What is causing climate change and can we do something about the cause? Apparently our leaders can’t see that far ahead, or maybe they don’t want to ruffle their lobbyist friends’ feathers.
Read the entire article here at WFSUnews.
Comments by OSFR historian Jim Tatum.
– A river is like a life: once taken,
it cannot be brought back © Jim Tatum
Environmentalists Weigh In On DeSantis’s Budget Proposal
Environmental advocacy groups say Gov. Ron DeSantis’s proposed budget is a good start, but they worry it doesn’t put enough money toward protecting Florida’s natural resources and doesn’t do enough to address the cause of climate change.
The governor’s budget proposal would create the Resilient Florida program, which will give $1 billion over four years to projects aimed at combating sea level rise, storms, and flooding. Sierra Club Florida’s David Cullen says the program shows the governor is taking sea level rise seriously.

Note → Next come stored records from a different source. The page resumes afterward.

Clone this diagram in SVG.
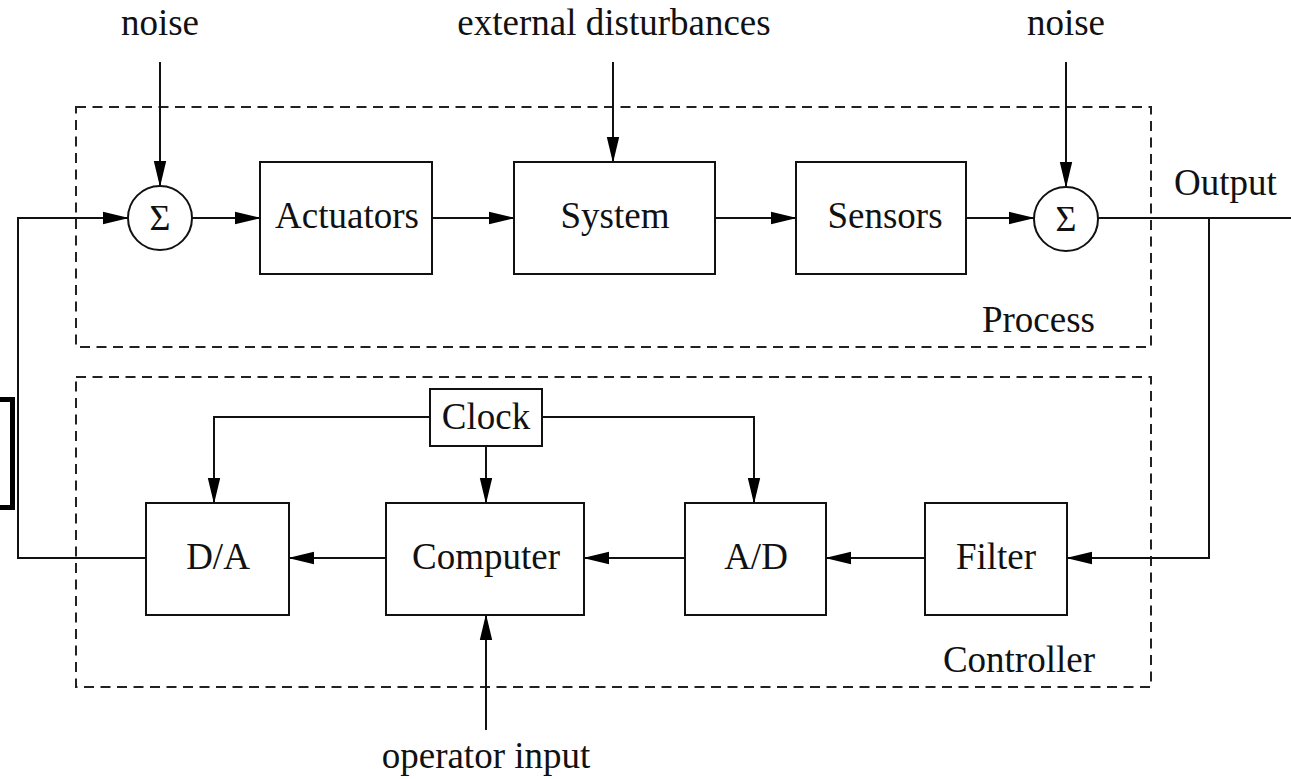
<svg xmlns="http://www.w3.org/2000/svg" width="1291" height="779" viewBox="0 0 1291 779">
<style>
.box{fill:#fff;stroke:#111;stroke-width:2}
.dash{fill:none;stroke:#222;stroke-width:2;stroke-dasharray:10 6.5}
.w{fill:none;stroke:#111;stroke-width:2}
.a{fill:none;stroke:#111;stroke-width:2;marker-end:url(#ah)}
text{font-family:"Liberation Serif","Times New Roman",serif;font-size:37px;fill:#111}
.c{text-anchor:middle}
.sig{font-size:36px}
</style>
<defs>
<marker id="ah" markerUnits="userSpaceOnUse" markerWidth="26" markerHeight="14" refX="25" refY="7" orient="auto">
<path d="M0,0.8 L26,7 L0,13.2 Z" fill="#000"/>
</marker>
</defs>
<rect width="1291" height="779" fill="#fff"/>
<g id="process-frame">
<rect class="dash" x="76" y="107" width="1075" height="240"/>
<text x="1095" y="332" text-anchor="end">Process</text>
</g>
<g id="controller-frame">
<rect class="dash" x="76" y="377" width="1075" height="310"/>
<text x="1095" y="672" text-anchor="end">Controller</text>
</g>
<g id="connectors">
<path class="a" d="M160,62 V186"/>
<path class="a" d="M613,62 V162"/>
<path class="a" d="M1066,62 V187"/>
<path class="a" d="M146,558 H18 V218 H128"/>
<path class="a" d="M192,218 H260"/>
<path class="a" d="M432,218 H514"/>
<path class="a" d="M715,218 H796"/>
<path class="a" d="M966,218 H1034"/>
<path class="w" d="M1098,218 H1291"/>
<path class="a" d="M1209,218 V558 H1067"/>
<path class="a" d="M925,558 H826"/>
<path class="a" d="M685,558 H584"/>
<path class="a" d="M386,558 H289"/>
<path class="a" d="M430,417 H214 V503"/>
<path class="a" d="M542,417 H754 V503"/>
<path class="a" d="M486,446 V503"/>
<path class="a" d="M486,730 V615"/>
</g>
<g id="sum1">
<circle class="box" cx="160" cy="218" r="32"/>
<text class="c sig" x="160" y="230">Σ</text>
</g>
<g id="sum2">
<circle class="box" cx="1066" cy="219" r="32"/>
<text class="c sig" x="1066" y="231">Σ</text>
</g>
<g id="actuators">
<rect class="box" x="260" y="162" width="172" height="112"/>
<text class="c" x="347" y="228">Actuators</text>
</g>
<g id="system">
<rect class="box" x="514" y="162" width="201" height="112"/>
<text class="c" x="615" y="228">System</text>
</g>
<g id="sensors">
<rect class="box" x="796" y="162" width="170" height="112"/>
<text class="c" x="885" y="228">Sensors</text>
</g>
<g id="clock">
<rect class="box" x="430" y="389" width="112" height="57"/>
<text class="c" x="486" y="429">Clock</text>
</g>
<g id="da">
<rect class="box" x="146" y="503" width="143" height="112"/>
<text class="c" x="218" y="569">D/A</text>
</g>
<g id="computer">
<rect class="box" x="386" y="503" width="198" height="112"/>
<text class="c" x="486" y="569">Computer</text>
</g>
<g id="ad">
<rect class="box" x="685" y="503" width="141" height="112"/>
<text class="c" x="756" y="569">A/D</text>
</g>
<g id="filter">
<rect class="box" x="925" y="503" width="142" height="112"/>
<text class="c" x="996" y="569">Filter</text>
</g>
<g id="labels">
<text class="c" x="160" y="35">noise</text>
<text class="c" x="614" y="35">external disturbances</text>
<text class="c" x="1066" y="35">noise</text>
<text x="1174" y="195">Output</text>
<text class="c" x="486" y="768">operator input</text>
</g>
<g id="edge-bracket">
<path d="M0,399.5 H12.5 V507.5 H0" fill="none" stroke="#000" stroke-width="5"/>
</g>
</svg>
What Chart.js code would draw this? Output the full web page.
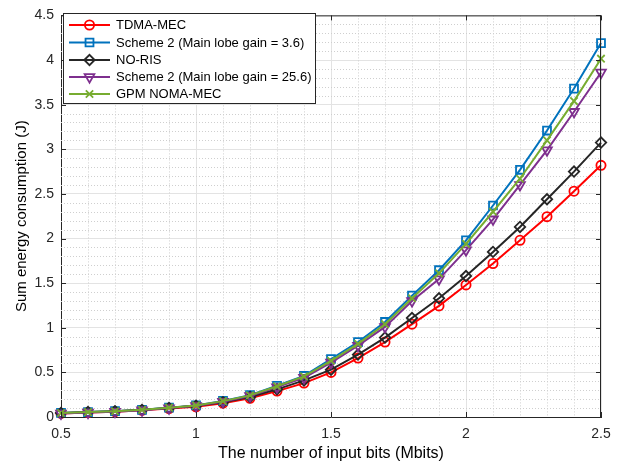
<!DOCTYPE html>
<html><head><meta charset="utf-8">
<script src="https://cdn.jsdelivr.net/npm/chart.js@4.4.1/dist/chart.umd.min.js"></script>
<style>html,body{margin:0;padding:0;background:#fff}#wrap{width:627px;height:466px;position:relative}</style>
</head><body><div id="wrap"><canvas id="c" width="627" height="466"></canvas></div>
<script>
const xValues = [0.5,0.6,0.7,0.8,0.9,1.0,1.1,1.2,1.3,1.4,1.5,1.6,1.7,1.8,1.9,2.0,2.1,2.2,2.3,2.4,2.5];
const tdmaMec   = [0.04,0.05,0.06,0.075,0.095,0.115,0.155,0.21,0.29,0.38,0.50,0.66,0.84,1.04,1.245,1.48,1.72,1.98,2.245,2.53,2.82];
const scheme2g36 = [0.045,0.055,0.065,0.08,0.105,0.13,0.18,0.245,0.35,0.46,0.65,0.84,1.065,1.36,1.645,1.98,2.37,2.77,3.21,3.68,4.19];
const noRis     = [0.045,0.055,0.065,0.08,0.10,0.125,0.165,0.225,0.31,0.41,0.53,0.70,0.89,1.11,1.33,1.58,1.85,2.13,2.44,2.75,3.075];
const scheme2g256 = [0.04,0.05,0.06,0.075,0.10,0.125,0.172,0.235,0.335,0.44,0.61,0.80,1.01,1.30,1.545,1.87,2.215,2.60,2.99,3.42,3.86];
const gpmNoma   = [0.045,0.055,0.065,0.08,0.105,0.13,0.178,0.242,0.345,0.455,0.63,0.82,1.04,1.33,1.61,1.94,2.30,2.67,3.10,3.54,4.015];
const seriesNames = ["TDMA-MEC","Scheme 2 (Main lobe gain = 3.6)","NO-RIS","Scheme 2 (Main lobe gain = 25.6)","GPM NOMA-MEC"];
const xLabel = "The number of input bits (Mbits)";
const yLabel = "Sum energy consumption (J)";

const FONT = "'Liberation Sans', Arial, sans-serif";
const AX = '#262626';
const styles = [
  {color:'#ff0000', point:'circle', r:4.6, rot:0},
  {color:'#0072bd', point:'rect', r:5.6, rot:0},
  {color:'#262626', point:'rectRot', r:5.2, rot:0},
  {color:'#7e2f8e', point:'triangle', r:5.6, rot:180},
  {color:'#77ac30', point:'crossRot', r:5.2, rot:0}
];
const seriesData = [tdmaMec, scheme2g36, noRis, scheme2g256, gpmNoma];

const datasets = seriesData.map((arr,i)=>({
  label: seriesNames[i],
  data: xValues.map((x,j)=>({x:x,y:arr[j]})),
  borderColor: styles[i].color,
  backgroundColor: 'rgba(0,0,0,0)',
  borderWidth: 2,
  pointStyle: styles[i].point,
  pointRadius: styles[i].r,
  pointRotation: styles[i].rot,
  pointBorderWidth: 1.8,
  pointBorderColor: styles[i].color,
  pointBackgroundColor: 'rgba(0,0,0,0)',
  tension: 0,
  clip: false,
  order: 5 - i
}));

function drawMarker(ctx, style, x, y, r, rot) {
  ctx.beginPath();
  if (style === 'circle') { ctx.arc(x, y, r, 0, Math.PI*2); }
  else if (style === 'rect') { const s = r*Math.SQRT1_2; ctx.rect(x-s, y-s, 2*s, 2*s); }
  else if (style === 'rectRot') { ctx.moveTo(x-r,y); ctx.lineTo(x,y-r); ctx.lineTo(x+r,y); ctx.lineTo(x,y+r); ctx.closePath(); }
  else if (style === 'triangle') {
    const a = rot*Math.PI/180;
    for (let k=0;k<3;k++){ const t = a - Math.PI/2 + k*2*Math.PI/3; const px=x+Math.cos(t)*r, py=y+Math.sin(t)*r; k?ctx.lineTo(px,py):ctx.moveTo(px,py);} ctx.closePath();
  }
  else if (style === 'crossRot') { const d=r*Math.SQRT1_2; ctx.moveTo(x-d,y-d); ctx.lineTo(x+d,y+d); ctx.moveTo(x-d,y+d); ctx.lineTo(x+d,y-d); }
  ctx.stroke();
}

const framePlugin = {
  id: 'frame',
  beforeDatasetsDraw(chart) {
    const {ctx, chartArea:a, scales:{x, y}} = chart;
    ctx.save();
    ctx.strokeStyle = '#cfcfcf'; ctx.lineWidth = 1; ctx.setLineDash([1,2]);
    for (let k=5;k<=25;k++){ if (k%5===0) continue; const px=Math.round(x.getPixelForValue(k/10))+0.5; ctx.beginPath(); ctx.moveTo(px,a.top); ctx.lineTo(px,a.bottom); ctx.stroke(); }
    for (let k=0;k<=45;k++){ if (k%5===0) continue; const py=Math.round(y.getPixelForValue(k/10))+0.5; ctx.beginPath(); ctx.moveTo(a.left,py); ctx.lineTo(a.right,py); ctx.stroke(); }
    ctx.restore();
  },
  afterDraw(chart) {
    const {ctx, chartArea:a, scales:{x, y}} = chart;
    ctx.save();
    ctx.strokeStyle = AX; ctx.lineWidth = 1;
    ctx.beginPath();
    ctx.moveTo(a.left, a.top+0.5); ctx.lineTo(a.right, a.top+0.5);
    ctx.moveTo(a.right-0.5, a.top); ctx.lineTo(a.right-0.5, a.bottom);
    x.ticks.forEach(t=>{ const px=Math.round(x.getPixelForValue(t.value))+0.5; ctx.moveTo(px,a.bottom); ctx.lineTo(px,a.bottom-5); ctx.moveTo(px,a.top); ctx.lineTo(px,a.top+5); });
    y.ticks.forEach(t=>{ const py=Math.round(y.getPixelForValue(t.value))+0.5; ctx.moveTo(a.left,py); ctx.lineTo(a.left+5,py); ctx.moveTo(a.right,py); ctx.lineTo(a.right-5,py); });
    ctx.stroke();
    // legend
    const bx=63.5, by=13.5, bw=252, bh=90;
    ctx.fillStyle='#fff'; ctx.fillRect(bx,by,bw,bh);
    ctx.strokeStyle=AX; ctx.strokeRect(bx,by,bw,bh);
    const rows=[25,42.5,60,77,94];
    ctx.font = '13px ' + FONT; ctx.textBaseline='middle'; ctx.textAlign='left';
    chart.data.datasets.forEach((ds,i)=>{
      const yy=rows[i];
      ctx.strokeStyle=ds.borderColor; ctx.lineWidth=2;
      ctx.beginPath(); ctx.moveTo(69,yy); ctx.lineTo(110,yy); ctx.stroke();
      ctx.lineWidth=1.8;
      drawMarker(ctx, styles[i].point, 89.5, yy, styles[i].r, styles[i].rot);
      ctx.fillStyle='#000'; ctx.fillText(ds.label, 116, yy+0.5);
    });
    ctx.restore();
  }
};

new Chart(document.getElementById('c'), {
  type: 'line',
  data: { datasets },
  options: {
    responsive: false, animation: false, devicePixelRatio: 1,
    layout: { padding: { top: 11, right: 26, left: 0, bottom: 0 } },
    plugins: { legend: { display: false }, tooltip: { enabled: false } },
    scales: {
      x: {
        type: 'linear', min: 0.5, max: 2.5,
        ticks: { stepSize: 0.5, color: AX, font: { family: FONT, size: 14 }, padding: 9, maxRotation: 0, callback: v => String(v) },
        grid: { color: '#e3e3e3', drawTicks: false },
        border: { display: true, color: AX, width: 1 },
        title: { display: true, text: xLabel, color: '#000', font: { family: FONT, size: 16 }, padding: { top: 1, bottom: 3 } },
        afterFit: s => { s.height = 49; }
      },
      y: {
        type: 'linear', min: 0, max: 4.5,
        ticks: { stepSize: 0.5, color: AX, font: { family: FONT, size: 14 }, padding: 7, callback: v => String(v) },
        grid: { color: '#e3e3e3', drawTicks: false },
        border: { display: true, color: AX, width: 1 },
        title: { display: true, text: yLabel, color: '#000', font: { family: FONT, size: 15 }, padding: { top: 13, bottom: 0 } },
        afterFit: s => { s.width = 61; }
      }
    }
  },
  plugins: [framePlugin]
});
</script>
</body></html>
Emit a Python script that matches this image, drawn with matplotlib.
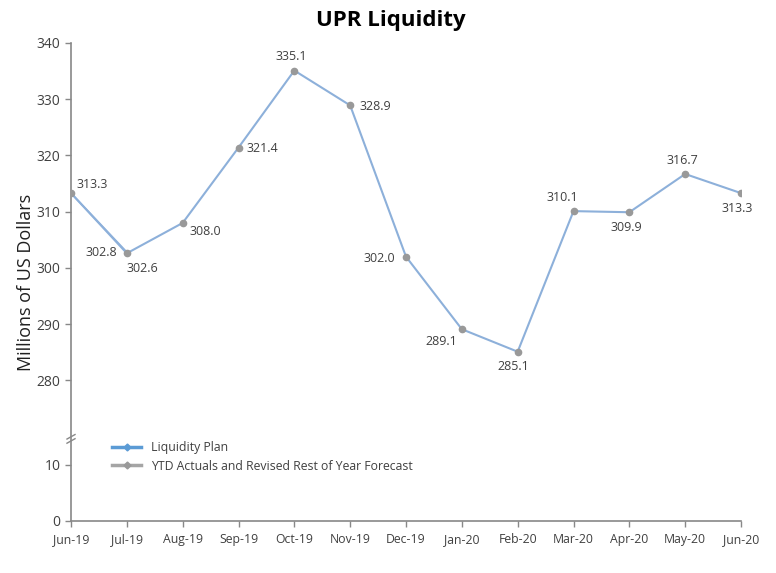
import numpy as np
import matplotlib
matplotlib.use('Agg')
import matplotlib.pyplot as plt
import matplotlib.transforms as mtransforms

plt.rcParams['font.family'] = ['Open Sans', 'DejaVu Sans']

months = ['Jun-19', 'Jul-19', 'Aug-19', 'Sep-19', 'Oct-19', 'Nov-19', 'Dec-19',
          'Jan-20', 'Feb-20', 'Mar-20', 'Apr-20', 'May-20', 'Jun-20']
ytd_values = [313.3, 302.6, 308.0, 321.4, 335.1, 328.9, 302.0,
              289.1, 285.1, 310.1, 309.9, 316.7, 313.3]
plan_months = ['Jun-19', 'Jul-19']
plan_values = [313.3, 302.8]
ytick_values = [0, 10, 280, 290, 300, 310, 320, 330, 340]

# label offsets (points) for the data labels
ytd_offsets = [(4, 6), (0, -11), (5, -6), (6, -1), (-2, 10), (7, -1), (-8, -1),
               (-3, -9), (-3, -11), (-8, 10), (-2, -11), (-2, 10), (-3, -11)]
ytd_align = ['left', 'left', 'left', 'left', 'center', 'left', 'right',
             'right', 'center', 'center', 'center', 'center', 'center']

BREAK_LO, BREAK_HI = 15, 270


def fwd(y):
    y = np.asarray(y, dtype=float)
    return np.where(y < BREAK_HI, np.minimum(y, BREAK_LO), y - (BREAK_HI - BREAK_LO))


def inv(y):
    y = np.asarray(y, dtype=float)
    return np.where(y <= BREAK_LO, y, y + (BREAK_HI - BREAK_LO))


fig = plt.figure(figsize=(7.76, 5.73), dpi=100)
ax = fig.add_axes([0.0915, 0.0908, 0.8634, 0.8342])
ax.set_yscale('function', functions=(fwd, inv))

x = np.arange(len(months))
xp = [months.index(m) for m in plan_months]
ax.plot(xp, plan_values, color='#8DB0DA', lw=1.3, zorder=2)
ax.plot(x, ytd_values, color='#8DB0DA', lw=1.5, marker='o', ms=4.5,
        mfc='#999999', mec='#999999', zorder=3)

for i, v in enumerate(ytd_values):
    ax.annotate('%.1f' % v, (x[i], v), xytext=ytd_offsets[i], textcoords='offset points',
                ha=ytd_align[i], va='center', fontsize=9, color='#404040')
ax.annotate('%.1f' % plan_values[1], (xp[1], plan_values[1]), xytext=(-7, 0),
            textcoords='offset points', ha='right', va='center', fontsize=9, color='#404040')

# legend handles
ax.plot([], [], color='#5B9BD5', lw=2.5, marker='D', ms=3.5, label='Liquidity Plan')
ax.plot([], [], color='#A5A5A5', lw=2.5, marker='D', ms=3.5, mfc='#999999', mec='#999999',
        label='YTD Actuals and Revised Rest of Year Forecast')
ax.legend(loc='upper left', bbox_to_anchor=(0.045, 0.19), frameon=False,
          fontsize=8.8, handlelength=2.4, labelspacing=0.45, labelcolor='#404040')

ax.set_xlim(0, len(months) - 1)
ax.set_ylim(0, 340)
ax.set_xticks(x)
ax.set_xticklabels(months)
ax.set_yticks(ytick_values)
ax.set_yticklabels([str(t) for t in ytick_values])
ax.minorticks_off()
ax.tick_params(axis='both', colors='#888888', labelcolor='#404040', labelsize=8.8,
               length=4, width=1)
ax.tick_params(axis='x', pad=5)
ax.tick_params(axis='y', labelsize=10)
for s in ['top', 'right']:
    ax.spines[s].set_visible(False)
for s in ['left', 'bottom']:
    ax.spines[s].set_color('#888888')
    ax.spines[s].set_linewidth(1.2)

# axis break marks
trans = mtransforms.blended_transform_factory(ax.transAxes, ax.transData)
for dy in (-1.0, 1.0):
    off = mtransforms.offset_copy(trans, fig=fig, x=0, y=dy * 1.5, units='points')
    ax.plot([-0.006, 0.006], [BREAK_LO - 0.8, BREAK_LO + 0.8], transform=off,
            color='#888888', lw=1, clip_on=False)

ax.set_ylabel('Millions of US Dollars', fontsize=13, color='#202020', labelpad=1)
fig.text(0.503, 0.965, 'UPR Liquidity', ha='center', va='center', fontsize=16,
         fontweight='bold', color='#000000')

plt.savefig('out.png', dpi=100)
plt.close()
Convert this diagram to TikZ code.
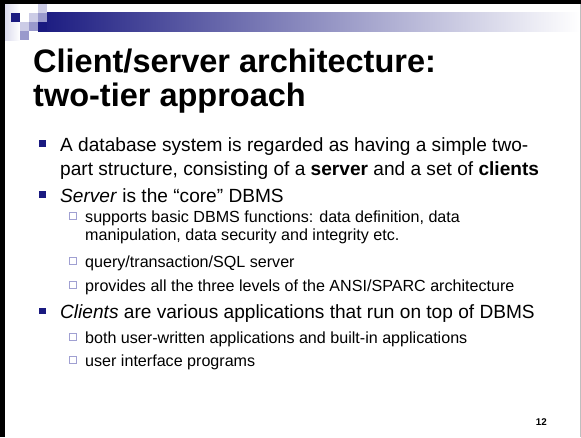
\documentclass[tikz,border=0pt]{standalone}
\usepackage{fontspec}
\setmainfont{Liberation Sans}
\definecolor{navy}{RGB}{26,26,128}
\definecolor{lav}{RGB}{204,204,230}
\definecolor{midlav}{RGB}{153,153,204}
\definecolor{bulletlav}{RGB}{160,160,210}
\tikzset{
  titletext/.style={anchor=base west, inner sep=0pt, font=\bfseries\fontsize{32.5}{34}\selectfont},
  lvlone/.style={anchor=base west, inner sep=0pt, font=\fontsize{19.1}{23}\selectfont},
  lvltwo/.style={anchor=base west, inner sep=0pt, font=\fontsize{16.1}{19}\selectfont},
  solidsq/.style={draw=none, fill=navy, minimum size=6.5pt, inner sep=0pt},
  hollowsq/.style={draw=bulletlav, line width=0.8pt, fill=white, minimum size=7pt, inner sep=0pt}
}
\begin{document}
\begin{tikzpicture}[x=1pt,y=-1pt]
\useasboundingbox (0,0) rectangle (581,437);
\fill[white] (0,0) rectangle (581,437);

% header band: pale strip, gradient bar and tiles
\shade[left color=lav!70, right color=white] (5,4) rectangle (20,40);
\shade[left color=navy, right color=white] (38,12.5) rectangle (580,31);
\fill[lav]    (38,4)    rectangle (47,12.5);
\fill[navy]   (11,12.5) rectangle (20,22);
\fill[white]  (20,12.5) rectangle (29,22);
\fill[lav]    (29,12.5) rectangle (38,22);
\fill[midlav] (38,12.5) rectangle (47,22);
\fill[lav]    (20,22)   rectangle (29,31);
\fill[midlav] (29,22)   rectangle (38,31);
\fill[navy]   (38,22)   rectangle (47,31);
\fill[midlav] (20,31)   rectangle (29,39.5);

% frame
\fill[black] (0,0) rectangle (581,4);
\fill[black] (0,0) rectangle (5,437);
\fill[black!25] (580,4) rectangle (581,437);

% title
\node[titletext] (title1) at (33,72) {Client/server architecture:};
\node[titletext] (title2) at (33,106) {two-tier approach};

% first level items
\node[solidsq] (m1) at (42.5,143.5) {};
\node[lvlone] (t1a) at (60,151) {A database system is regarded as having a simple two-};
\node[lvlone] (t1b) at (60,175) {part structure, consisting of a \textbf{server} and a set of \textbf{clients}};

\node[solidsq] (m2) at (42.5,194.5) {};
\node[lvlone] (t2) at (60,202) {\textit{Server} is the “core” DBMS};

\node[hollowsq] (n1) at (72.5,216) {};
\node[lvltwo] (u1a) at (85,222) {supports basic DBMS functions: data definition, data};
\node[lvltwo] (u1b) at (85,240) {manipulation, data security and integrity etc.};

\node[hollowsq] (n2) at (72.5,261) {};
\node[lvltwo] (u2) at (85,267) {query/transaction/SQL server};

\node[hollowsq] (n3) at (72.5,285) {};
\node[lvltwo] (u3) at (85,291) {provides all the three levels of the ANSI/SPARC architecture};

\node[solidsq] (m3) at (42.5,311) {};
\node[lvlone] (t3) at (60,318.5) {\textit{Clients} are various applications that run on top of DBMS};

\node[hollowsq] (n4) at (72.5,337) {};
\node[lvltwo] (u4) at (85,343) {both user-written applications and built-in applications};

\node[hollowsq] (n5) at (72.5,360) {};
\node[lvltwo] (u5) at (85,366) {user interface programs};

% page number
\node[anchor=base east, inner sep=0pt, font=\bfseries\fontsize{9.8}{11}\selectfont] (pageno) at (547,425) {12};
\end{tikzpicture}
\end{document}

“But we note that there is no attack on the cause of sea level rise. This is akin to treating only the symptoms of the disease but not addressing the cause of the disease,” Cullen says.
Cullen says DeSantis needs to tackle climate change and focus on reducing greenhouse gas emissions. His group would like to see state agencies buy electric vehicles to replace gas-powered ones.
“And that could be done on an as they retire basis. Replace them with EVs,” Cullen says.
Aliki Moncrief works with the group Florida Conservation Voters. She’s worried the Resilient Florida program could take dollars away from Florida Forever—the state’s conservation land buying program.
“Florida Forever was one of those key programs that voters had in mind in 2014 as a necessary program to make sure that as our state is developing, as we got new subdivisions going in and destroying wetlands and natural areas that we actually have a fund that we can use to balance that destruction with protection and conservation,” Moncrief says.
Resilient Florida would dip into the same pot of money that Florida Forever gets its funding from. DeSantis’s proposal earmarks $50 million for the program, but Moncrief says that’s not enough.
“We need to see Florida Forever restored to historic levels, which were more like $300 million a year,” Moncrief says.
“At the very least, we’d like to see a $100 million, but you know, $50 million is a starting point, and I’m sure we will have some opportunities for discussion, Beth Alvi says. She works for Audubon Florida and would like to see more money to go towards protecting agricultural lands from development….
The governor’s budget includes a total of $4.3 billion for environmental issues. That includes dollars for wastewater treatment projects like septic to sewer conversions and everglades restoration projects, among others.